**Recorded information:**

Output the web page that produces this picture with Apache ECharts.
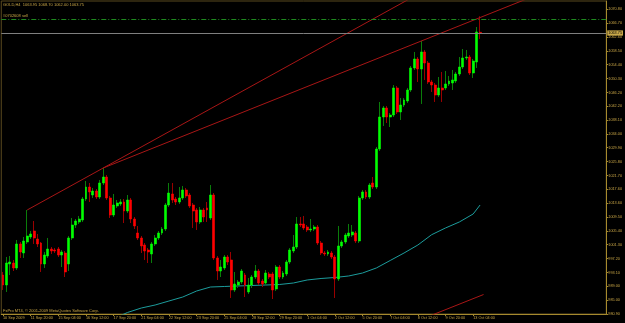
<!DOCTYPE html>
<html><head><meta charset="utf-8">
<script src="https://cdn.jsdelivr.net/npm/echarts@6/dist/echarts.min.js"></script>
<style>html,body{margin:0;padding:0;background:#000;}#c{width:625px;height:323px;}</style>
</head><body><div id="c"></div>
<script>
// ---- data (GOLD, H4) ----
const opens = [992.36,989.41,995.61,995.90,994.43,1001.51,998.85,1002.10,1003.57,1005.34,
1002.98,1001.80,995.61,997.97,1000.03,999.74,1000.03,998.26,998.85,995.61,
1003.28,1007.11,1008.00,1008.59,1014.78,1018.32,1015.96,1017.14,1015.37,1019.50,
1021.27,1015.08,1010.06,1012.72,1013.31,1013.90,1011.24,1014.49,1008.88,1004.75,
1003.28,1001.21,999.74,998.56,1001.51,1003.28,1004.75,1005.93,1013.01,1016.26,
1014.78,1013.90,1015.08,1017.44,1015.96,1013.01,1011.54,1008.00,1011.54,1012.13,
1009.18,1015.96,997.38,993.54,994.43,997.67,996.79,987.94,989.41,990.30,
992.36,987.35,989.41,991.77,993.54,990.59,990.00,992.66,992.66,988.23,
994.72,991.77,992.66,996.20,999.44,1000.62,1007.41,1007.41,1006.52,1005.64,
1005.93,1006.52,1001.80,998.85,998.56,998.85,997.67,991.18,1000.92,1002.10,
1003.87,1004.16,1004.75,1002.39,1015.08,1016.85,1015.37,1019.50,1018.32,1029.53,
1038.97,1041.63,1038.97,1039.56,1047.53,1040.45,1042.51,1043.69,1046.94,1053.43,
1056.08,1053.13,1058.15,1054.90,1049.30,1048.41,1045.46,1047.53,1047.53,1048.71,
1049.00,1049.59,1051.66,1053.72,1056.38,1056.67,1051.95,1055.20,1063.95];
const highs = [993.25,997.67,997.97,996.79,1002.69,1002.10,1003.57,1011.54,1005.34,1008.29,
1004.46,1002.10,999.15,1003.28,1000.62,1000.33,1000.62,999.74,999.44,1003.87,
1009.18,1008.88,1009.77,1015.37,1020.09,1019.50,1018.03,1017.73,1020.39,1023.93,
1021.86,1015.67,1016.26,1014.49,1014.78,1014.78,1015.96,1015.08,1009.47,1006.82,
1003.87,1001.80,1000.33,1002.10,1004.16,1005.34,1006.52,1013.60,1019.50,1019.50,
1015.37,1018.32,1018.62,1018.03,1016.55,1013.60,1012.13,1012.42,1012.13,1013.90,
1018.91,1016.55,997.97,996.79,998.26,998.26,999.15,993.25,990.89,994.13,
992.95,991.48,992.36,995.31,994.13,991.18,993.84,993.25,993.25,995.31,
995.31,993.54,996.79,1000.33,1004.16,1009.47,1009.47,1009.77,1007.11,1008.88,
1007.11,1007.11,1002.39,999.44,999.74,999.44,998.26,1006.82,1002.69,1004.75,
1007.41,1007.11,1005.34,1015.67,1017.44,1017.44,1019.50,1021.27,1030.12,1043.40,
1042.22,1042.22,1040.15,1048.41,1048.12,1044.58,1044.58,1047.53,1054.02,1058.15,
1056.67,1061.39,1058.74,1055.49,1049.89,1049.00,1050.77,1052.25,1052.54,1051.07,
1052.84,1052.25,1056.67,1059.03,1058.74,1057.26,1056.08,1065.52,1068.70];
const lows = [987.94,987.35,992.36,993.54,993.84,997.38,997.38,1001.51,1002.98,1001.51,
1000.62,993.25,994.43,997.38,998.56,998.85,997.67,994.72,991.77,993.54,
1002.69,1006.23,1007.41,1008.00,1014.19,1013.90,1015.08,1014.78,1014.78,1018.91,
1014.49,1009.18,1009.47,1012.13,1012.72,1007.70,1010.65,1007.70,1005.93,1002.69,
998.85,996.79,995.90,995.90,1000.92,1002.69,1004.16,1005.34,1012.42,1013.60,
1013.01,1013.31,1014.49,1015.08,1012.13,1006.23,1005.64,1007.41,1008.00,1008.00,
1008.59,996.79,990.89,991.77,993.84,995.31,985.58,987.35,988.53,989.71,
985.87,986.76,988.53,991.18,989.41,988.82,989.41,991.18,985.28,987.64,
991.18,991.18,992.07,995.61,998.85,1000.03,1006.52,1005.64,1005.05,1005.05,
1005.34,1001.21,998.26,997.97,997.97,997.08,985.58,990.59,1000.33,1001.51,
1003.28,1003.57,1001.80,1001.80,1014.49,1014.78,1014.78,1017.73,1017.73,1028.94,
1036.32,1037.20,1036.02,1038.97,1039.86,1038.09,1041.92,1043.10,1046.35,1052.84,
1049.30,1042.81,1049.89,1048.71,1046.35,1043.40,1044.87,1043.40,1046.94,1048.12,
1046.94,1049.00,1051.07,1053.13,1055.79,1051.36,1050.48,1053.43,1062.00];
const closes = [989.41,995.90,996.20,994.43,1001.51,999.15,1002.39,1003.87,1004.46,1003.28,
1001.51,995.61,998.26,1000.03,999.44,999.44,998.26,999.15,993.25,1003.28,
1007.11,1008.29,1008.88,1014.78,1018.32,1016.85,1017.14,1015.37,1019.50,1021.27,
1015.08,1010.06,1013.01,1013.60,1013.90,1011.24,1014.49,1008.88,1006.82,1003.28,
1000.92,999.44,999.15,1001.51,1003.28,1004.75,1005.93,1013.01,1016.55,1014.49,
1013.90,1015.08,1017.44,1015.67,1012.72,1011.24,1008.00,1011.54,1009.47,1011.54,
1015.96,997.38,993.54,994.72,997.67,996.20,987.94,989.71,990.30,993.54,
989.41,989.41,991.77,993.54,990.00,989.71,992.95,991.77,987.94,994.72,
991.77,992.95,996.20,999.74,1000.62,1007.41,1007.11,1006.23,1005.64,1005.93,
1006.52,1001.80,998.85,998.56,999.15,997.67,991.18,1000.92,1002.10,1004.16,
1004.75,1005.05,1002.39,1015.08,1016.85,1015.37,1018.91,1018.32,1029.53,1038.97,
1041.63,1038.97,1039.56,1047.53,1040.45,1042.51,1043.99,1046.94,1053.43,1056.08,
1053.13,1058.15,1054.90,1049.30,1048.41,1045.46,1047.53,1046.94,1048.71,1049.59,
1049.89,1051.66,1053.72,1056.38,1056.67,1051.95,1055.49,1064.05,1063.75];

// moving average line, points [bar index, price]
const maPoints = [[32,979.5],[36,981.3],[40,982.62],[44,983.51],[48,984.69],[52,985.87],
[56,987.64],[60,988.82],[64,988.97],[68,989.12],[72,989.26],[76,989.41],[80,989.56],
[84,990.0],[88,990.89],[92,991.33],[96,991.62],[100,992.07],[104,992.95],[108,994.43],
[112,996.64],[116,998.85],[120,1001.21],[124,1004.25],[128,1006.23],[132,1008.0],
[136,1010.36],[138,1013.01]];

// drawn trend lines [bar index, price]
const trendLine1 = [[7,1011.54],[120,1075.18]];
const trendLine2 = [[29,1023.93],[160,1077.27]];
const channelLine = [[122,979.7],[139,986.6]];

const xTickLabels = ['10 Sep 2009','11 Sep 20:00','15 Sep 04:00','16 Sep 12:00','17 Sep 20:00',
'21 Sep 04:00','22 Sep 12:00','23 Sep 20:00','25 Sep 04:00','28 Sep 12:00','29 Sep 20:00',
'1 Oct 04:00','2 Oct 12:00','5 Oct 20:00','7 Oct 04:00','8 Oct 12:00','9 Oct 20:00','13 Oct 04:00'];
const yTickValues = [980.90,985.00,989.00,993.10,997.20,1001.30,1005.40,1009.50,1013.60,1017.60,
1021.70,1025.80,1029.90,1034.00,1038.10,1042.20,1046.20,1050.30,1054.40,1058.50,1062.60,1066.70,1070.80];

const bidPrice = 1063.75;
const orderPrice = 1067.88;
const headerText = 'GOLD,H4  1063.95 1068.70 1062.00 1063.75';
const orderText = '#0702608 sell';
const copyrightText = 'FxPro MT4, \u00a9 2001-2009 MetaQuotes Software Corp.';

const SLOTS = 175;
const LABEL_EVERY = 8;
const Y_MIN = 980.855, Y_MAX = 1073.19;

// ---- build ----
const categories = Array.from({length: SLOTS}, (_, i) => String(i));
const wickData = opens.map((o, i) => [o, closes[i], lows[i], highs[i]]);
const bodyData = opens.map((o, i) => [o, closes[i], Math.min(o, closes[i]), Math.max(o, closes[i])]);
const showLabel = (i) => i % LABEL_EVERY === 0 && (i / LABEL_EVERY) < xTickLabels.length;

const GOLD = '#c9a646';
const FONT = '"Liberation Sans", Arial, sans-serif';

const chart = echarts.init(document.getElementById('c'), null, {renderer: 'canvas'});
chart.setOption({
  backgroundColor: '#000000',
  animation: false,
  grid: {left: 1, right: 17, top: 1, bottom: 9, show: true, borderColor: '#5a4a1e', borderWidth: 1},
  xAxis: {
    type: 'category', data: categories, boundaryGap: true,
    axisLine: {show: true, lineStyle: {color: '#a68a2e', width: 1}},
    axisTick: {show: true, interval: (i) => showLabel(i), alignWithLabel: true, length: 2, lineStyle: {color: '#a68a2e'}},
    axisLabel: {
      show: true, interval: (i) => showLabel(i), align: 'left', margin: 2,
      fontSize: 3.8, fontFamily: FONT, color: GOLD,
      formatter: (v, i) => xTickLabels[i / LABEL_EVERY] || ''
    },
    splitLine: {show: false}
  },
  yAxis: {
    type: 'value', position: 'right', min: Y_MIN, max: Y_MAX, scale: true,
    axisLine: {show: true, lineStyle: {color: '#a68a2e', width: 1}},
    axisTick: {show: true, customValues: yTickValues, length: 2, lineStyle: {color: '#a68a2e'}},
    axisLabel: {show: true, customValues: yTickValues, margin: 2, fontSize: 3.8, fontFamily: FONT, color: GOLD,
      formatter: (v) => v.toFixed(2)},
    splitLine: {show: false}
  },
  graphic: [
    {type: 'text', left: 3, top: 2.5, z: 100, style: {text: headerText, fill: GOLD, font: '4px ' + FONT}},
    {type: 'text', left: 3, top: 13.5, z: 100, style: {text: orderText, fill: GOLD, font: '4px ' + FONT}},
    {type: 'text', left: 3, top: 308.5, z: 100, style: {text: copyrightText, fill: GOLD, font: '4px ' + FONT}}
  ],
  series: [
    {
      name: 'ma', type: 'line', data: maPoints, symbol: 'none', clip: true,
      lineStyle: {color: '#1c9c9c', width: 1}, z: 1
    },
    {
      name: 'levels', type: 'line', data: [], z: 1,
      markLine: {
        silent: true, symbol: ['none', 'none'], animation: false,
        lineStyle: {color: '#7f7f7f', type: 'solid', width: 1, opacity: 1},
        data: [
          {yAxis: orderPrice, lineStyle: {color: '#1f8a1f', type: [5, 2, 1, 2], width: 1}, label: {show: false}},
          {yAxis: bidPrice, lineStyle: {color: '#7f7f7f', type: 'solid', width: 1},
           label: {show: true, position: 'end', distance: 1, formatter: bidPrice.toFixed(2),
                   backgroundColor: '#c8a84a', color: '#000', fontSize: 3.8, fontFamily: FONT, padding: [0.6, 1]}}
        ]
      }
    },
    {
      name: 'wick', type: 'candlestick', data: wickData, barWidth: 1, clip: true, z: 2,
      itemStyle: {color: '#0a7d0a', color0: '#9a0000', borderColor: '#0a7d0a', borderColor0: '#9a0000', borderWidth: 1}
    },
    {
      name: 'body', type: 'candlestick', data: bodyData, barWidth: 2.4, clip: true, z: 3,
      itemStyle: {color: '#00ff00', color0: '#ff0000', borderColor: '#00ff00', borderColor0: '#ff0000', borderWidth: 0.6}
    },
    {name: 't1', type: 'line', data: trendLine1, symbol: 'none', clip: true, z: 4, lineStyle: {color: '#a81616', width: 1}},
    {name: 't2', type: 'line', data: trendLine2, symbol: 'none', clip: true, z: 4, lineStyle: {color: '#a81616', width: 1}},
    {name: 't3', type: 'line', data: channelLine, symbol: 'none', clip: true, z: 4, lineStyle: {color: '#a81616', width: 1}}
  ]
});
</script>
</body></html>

**Set problem:**
Pick out the lines above that hold the string "picture" and show them.

**Exercise solution:**
Output the web page that produces this picture with Apache ECharts.

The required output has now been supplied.